[Begin RECORDS SUPPLIED]
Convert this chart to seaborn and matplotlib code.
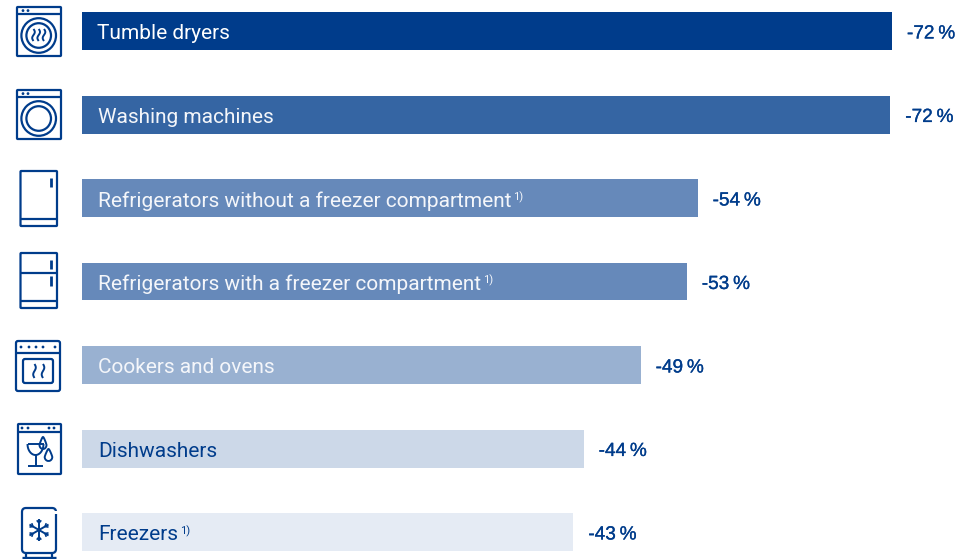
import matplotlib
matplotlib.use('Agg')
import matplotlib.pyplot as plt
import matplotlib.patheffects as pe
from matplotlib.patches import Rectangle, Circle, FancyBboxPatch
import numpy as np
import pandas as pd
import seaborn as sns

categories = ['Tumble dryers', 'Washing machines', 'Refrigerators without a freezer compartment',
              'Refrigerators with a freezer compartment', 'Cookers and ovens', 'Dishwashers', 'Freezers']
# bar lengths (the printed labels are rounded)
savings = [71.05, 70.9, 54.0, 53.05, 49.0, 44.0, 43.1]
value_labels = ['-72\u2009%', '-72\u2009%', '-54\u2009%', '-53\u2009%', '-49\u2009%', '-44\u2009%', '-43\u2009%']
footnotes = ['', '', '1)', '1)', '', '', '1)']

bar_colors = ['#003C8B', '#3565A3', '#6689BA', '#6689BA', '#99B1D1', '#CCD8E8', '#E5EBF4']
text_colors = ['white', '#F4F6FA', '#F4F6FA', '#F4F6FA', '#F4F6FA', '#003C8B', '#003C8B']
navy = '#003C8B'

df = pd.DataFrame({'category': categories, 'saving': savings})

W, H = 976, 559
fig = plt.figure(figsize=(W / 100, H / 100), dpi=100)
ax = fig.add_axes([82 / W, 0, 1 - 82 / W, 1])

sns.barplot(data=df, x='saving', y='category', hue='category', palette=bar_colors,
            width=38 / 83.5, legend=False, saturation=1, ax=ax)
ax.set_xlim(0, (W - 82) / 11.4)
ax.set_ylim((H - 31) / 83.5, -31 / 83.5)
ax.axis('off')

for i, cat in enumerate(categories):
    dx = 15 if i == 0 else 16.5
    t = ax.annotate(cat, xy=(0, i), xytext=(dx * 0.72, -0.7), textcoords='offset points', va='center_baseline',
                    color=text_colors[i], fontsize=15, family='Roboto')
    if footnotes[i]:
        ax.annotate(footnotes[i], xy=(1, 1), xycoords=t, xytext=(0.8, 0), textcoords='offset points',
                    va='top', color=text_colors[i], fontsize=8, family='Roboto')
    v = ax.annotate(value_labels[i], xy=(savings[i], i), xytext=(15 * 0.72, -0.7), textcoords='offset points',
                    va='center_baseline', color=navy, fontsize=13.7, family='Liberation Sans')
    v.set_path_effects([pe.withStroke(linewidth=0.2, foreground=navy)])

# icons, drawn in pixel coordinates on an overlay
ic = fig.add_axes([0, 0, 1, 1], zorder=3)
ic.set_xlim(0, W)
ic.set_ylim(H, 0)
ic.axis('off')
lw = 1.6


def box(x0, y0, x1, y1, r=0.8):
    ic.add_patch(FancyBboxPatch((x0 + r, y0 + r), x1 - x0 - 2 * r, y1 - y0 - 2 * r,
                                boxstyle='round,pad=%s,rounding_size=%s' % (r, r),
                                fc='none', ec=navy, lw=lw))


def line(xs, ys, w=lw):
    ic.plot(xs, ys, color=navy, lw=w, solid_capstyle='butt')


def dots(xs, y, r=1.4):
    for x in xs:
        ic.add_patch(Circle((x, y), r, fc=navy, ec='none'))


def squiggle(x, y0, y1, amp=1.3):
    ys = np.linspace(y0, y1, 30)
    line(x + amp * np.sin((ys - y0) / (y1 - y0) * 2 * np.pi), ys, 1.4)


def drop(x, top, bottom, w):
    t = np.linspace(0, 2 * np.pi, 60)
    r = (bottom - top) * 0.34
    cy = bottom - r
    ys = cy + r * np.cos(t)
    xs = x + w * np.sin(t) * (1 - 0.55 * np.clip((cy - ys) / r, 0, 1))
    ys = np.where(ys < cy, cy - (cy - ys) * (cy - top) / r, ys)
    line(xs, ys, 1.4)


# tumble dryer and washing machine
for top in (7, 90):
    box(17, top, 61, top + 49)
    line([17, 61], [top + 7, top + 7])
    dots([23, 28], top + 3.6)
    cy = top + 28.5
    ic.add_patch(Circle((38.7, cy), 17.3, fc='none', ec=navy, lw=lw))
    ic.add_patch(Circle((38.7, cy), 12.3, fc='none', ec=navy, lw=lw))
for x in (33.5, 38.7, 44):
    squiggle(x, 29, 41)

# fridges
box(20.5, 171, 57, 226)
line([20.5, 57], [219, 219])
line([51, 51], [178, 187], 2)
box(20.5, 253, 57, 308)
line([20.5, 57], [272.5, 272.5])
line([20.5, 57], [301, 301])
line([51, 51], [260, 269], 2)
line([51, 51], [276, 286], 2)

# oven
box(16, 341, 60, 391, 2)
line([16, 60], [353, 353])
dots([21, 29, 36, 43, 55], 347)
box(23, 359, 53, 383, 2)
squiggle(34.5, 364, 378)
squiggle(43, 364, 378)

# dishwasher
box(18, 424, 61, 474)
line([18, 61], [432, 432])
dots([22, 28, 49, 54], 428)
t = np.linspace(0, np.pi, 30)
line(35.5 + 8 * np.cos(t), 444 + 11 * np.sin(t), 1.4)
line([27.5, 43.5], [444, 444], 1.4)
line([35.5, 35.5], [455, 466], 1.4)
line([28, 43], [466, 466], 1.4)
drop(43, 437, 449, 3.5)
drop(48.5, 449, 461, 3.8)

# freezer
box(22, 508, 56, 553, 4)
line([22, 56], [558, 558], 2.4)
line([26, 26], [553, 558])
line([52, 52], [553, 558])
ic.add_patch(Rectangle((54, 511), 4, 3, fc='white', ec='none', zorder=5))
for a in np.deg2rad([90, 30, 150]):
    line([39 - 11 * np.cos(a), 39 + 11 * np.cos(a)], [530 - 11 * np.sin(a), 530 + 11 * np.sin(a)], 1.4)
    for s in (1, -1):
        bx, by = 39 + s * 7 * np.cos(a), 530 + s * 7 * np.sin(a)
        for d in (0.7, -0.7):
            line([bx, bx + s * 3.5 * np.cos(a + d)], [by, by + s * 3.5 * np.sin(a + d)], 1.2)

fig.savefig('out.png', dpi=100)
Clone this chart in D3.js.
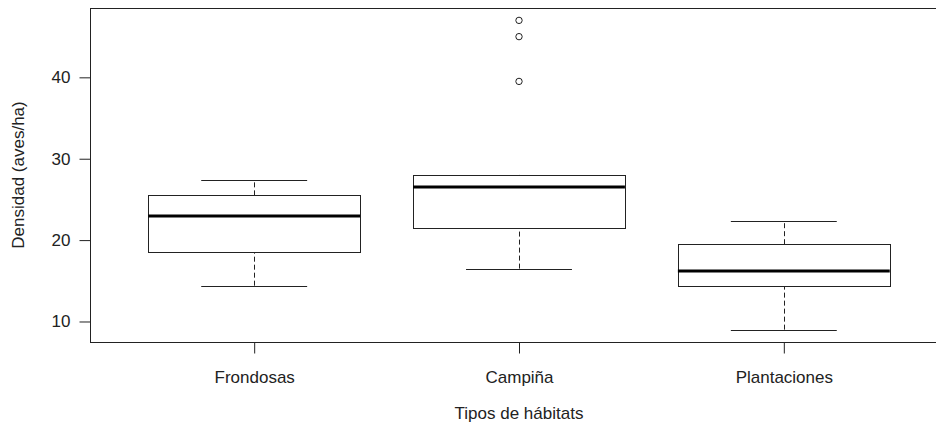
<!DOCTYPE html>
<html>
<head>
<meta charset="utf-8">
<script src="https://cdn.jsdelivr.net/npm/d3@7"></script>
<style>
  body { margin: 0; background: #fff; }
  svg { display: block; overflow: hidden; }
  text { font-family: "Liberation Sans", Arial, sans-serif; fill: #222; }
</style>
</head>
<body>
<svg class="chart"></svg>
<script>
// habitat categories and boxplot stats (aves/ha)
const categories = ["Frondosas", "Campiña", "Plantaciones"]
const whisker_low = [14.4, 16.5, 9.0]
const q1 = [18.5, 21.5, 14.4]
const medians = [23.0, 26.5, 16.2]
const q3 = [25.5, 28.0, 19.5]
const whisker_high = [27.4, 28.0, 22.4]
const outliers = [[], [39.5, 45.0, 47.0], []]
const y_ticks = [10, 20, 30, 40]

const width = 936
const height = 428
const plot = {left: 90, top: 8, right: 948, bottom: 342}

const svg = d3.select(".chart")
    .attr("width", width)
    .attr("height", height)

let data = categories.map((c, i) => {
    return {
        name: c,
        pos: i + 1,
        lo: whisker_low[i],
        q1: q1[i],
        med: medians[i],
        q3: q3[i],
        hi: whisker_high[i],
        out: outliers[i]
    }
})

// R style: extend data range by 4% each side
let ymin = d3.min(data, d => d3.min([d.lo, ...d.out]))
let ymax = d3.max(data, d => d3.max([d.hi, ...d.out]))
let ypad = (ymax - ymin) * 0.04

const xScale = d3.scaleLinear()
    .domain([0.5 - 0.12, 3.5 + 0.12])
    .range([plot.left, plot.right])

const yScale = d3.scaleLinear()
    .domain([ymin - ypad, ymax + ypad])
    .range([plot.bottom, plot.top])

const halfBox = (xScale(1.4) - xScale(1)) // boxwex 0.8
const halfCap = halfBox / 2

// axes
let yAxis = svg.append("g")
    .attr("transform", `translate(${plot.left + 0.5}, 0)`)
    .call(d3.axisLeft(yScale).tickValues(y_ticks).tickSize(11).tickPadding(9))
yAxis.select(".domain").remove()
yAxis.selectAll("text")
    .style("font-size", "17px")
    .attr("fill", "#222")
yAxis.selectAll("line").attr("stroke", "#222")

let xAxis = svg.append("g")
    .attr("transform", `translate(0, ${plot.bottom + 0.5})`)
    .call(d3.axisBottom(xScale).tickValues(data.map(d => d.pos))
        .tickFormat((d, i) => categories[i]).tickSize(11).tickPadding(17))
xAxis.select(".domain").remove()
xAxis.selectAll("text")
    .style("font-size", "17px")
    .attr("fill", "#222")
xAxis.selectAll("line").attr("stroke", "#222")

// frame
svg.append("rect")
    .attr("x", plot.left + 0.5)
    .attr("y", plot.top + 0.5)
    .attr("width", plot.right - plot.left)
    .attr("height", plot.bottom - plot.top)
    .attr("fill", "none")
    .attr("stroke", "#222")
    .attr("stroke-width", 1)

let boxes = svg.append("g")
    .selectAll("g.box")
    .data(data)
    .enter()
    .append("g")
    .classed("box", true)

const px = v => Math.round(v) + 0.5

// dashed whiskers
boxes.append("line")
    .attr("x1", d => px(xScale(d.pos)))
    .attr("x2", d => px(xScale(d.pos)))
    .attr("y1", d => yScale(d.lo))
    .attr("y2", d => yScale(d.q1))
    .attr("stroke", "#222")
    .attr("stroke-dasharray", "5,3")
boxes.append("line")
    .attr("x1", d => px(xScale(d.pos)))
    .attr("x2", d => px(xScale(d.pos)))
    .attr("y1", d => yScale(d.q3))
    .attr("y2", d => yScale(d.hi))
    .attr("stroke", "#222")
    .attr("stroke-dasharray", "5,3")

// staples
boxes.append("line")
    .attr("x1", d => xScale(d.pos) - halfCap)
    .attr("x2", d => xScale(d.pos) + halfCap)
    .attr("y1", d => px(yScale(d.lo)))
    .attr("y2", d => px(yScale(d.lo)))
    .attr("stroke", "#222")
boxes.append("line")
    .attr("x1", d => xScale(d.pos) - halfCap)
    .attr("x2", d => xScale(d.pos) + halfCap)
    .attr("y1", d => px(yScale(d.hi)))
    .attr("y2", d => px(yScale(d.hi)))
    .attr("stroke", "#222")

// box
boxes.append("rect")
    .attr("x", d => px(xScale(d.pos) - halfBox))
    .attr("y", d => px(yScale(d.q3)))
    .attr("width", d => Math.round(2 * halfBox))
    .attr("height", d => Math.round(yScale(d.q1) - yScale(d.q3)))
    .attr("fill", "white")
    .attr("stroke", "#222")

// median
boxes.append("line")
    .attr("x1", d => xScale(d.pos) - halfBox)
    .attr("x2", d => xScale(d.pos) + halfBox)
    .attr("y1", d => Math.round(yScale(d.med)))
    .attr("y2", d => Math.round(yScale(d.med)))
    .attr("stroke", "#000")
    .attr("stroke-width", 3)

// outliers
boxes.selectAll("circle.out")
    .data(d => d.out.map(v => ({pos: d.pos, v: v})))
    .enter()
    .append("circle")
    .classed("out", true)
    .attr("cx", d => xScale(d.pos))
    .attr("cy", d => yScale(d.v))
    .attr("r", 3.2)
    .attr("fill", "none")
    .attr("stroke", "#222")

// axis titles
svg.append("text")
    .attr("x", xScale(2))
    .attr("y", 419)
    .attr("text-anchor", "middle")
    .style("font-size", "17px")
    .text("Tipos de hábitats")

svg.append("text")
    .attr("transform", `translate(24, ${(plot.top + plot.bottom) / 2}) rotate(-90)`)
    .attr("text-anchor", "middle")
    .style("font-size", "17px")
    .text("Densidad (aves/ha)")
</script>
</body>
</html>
[End RECORDS SUPPLIED]
Repeat only what runs from the first line of the records above to the line with "import seaborn as sns", both included, word for word, minus the pictures.

Convert this chart to seaborn and matplotlib code.
import matplotlib
matplotlib.use('Agg')
import matplotlib.pyplot as plt
import matplotlib.patheffects as pe
from matplotlib.patches import Rectangle, Circle, FancyBboxPatch
import numpy as np
import pandas as pd
import seaborn as sns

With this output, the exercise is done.